O espírito mundano nos leva à competição, a abocanhar tudo, a fechar os olhos para a necessidade do miserável, a gastar tudo ou a acumular sem repartir, a pagar o mal com o mal, a valer-nos das oportunidades para tirar vantagens em prejuízo dos outros, a extorquir os desamparados e indefesos, a destruir o meio ambiente etc.

O espírito de Jesus nos convida a assumir uma postura de luz que brota do seu coração e chega aos pobrezinhos através de nós; uma postura de sal que dá um novo sabor à vida de tanta gente. Pois a sabedoria da vida, o prazer de viver não está no acúmulo de bens, nem em curtir todo o prazer do mundo, nem no luxo, nem na ostentação, mas em ocupar-se com aqueles que são mais fracos, impotentes, desprezados, invisíveis, que não são levados em conta na sociedade. A propriedade de conservar que o sal possui quer dizer que a prática da caridade em favor do irmão, sobretudo do indefeso, ajuda a conservar em nós a Aliança que o Senhor fez conosco em seu Filho Jesus.

Diante de milhões de pessoas que passam fome no mundo, que são vítimas da violência mordaz, da desigualdade social que se aprofunda ainda mais, de uma indiferença que cresce assustadoramente nos corações em relação aos pobres e sofredores, nossa consciência se abala, estremece? Os países tradicionalmente cristãos são detentores de muitas riquezas e vida próspera. Será que nós, cristãos, estamos apoiando um sistema injusto e opressor do pobre e do fraco? Será que, na condição de cristãos, estamos contribuindo para o aumento da dor e do sofrimento dos pequenos e sofredores, caminhando na contramão de Jesus? A situação é séria e merece ser pensada, refletida, rezada.
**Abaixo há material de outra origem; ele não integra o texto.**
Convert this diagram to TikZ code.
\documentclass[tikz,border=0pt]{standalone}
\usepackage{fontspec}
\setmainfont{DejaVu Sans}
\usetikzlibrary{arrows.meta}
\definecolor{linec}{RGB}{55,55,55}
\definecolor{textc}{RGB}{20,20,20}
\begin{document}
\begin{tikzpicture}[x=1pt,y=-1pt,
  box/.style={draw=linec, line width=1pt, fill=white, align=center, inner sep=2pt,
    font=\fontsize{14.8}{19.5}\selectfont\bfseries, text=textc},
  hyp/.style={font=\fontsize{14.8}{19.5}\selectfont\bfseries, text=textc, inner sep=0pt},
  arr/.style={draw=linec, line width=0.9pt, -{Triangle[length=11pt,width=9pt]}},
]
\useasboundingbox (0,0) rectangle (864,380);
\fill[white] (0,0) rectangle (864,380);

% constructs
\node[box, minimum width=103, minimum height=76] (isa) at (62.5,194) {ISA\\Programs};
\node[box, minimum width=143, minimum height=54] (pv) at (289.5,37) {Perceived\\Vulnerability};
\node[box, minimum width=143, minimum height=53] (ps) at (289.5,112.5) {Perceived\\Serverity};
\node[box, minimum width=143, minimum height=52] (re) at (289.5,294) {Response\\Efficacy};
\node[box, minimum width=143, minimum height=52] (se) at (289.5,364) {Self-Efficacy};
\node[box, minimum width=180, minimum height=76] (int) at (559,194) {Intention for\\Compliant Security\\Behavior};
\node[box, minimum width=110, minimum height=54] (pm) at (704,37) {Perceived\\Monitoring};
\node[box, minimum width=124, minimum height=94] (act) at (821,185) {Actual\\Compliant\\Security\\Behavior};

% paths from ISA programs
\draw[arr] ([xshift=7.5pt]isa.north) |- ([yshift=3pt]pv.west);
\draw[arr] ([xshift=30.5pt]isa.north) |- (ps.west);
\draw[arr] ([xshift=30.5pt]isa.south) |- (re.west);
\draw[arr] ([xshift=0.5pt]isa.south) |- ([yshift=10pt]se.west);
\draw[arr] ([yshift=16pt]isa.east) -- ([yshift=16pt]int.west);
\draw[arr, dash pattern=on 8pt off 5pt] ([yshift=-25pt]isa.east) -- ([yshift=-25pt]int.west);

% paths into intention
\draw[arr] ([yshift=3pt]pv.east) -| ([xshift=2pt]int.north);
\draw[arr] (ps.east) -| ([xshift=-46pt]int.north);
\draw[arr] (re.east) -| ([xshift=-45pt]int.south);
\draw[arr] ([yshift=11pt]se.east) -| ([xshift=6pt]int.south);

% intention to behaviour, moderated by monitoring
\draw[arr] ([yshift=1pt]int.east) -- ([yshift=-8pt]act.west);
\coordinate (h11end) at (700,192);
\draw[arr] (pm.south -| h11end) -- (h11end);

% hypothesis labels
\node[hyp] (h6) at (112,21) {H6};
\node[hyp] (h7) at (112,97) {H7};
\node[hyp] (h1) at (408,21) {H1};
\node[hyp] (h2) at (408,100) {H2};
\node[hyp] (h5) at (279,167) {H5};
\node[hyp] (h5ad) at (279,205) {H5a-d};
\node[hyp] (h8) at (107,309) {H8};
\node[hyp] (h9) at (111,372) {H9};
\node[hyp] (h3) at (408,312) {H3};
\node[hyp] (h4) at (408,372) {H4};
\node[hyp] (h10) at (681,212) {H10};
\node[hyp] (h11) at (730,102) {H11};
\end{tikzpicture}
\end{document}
De nossa vida ficará aquilo que se tiver tornado amor: “No entardecer da vida seremos julgados sobre o amor” (S. João da Cruz). Se tiver ficado amor na vida que tivermos vivido; se tivermos deixado rastros de vida, de alegria, de generosidade, de justiça e de fidelidade não entraremos nas trevas (noite) da morte, pois a Luz amorosa mantida no coração e na vida não se apagará jamais. O resto irá para o túmulo. É preciso, pois, que nos convertamos a cada dia em amor. Então seremos sal, seremos luz!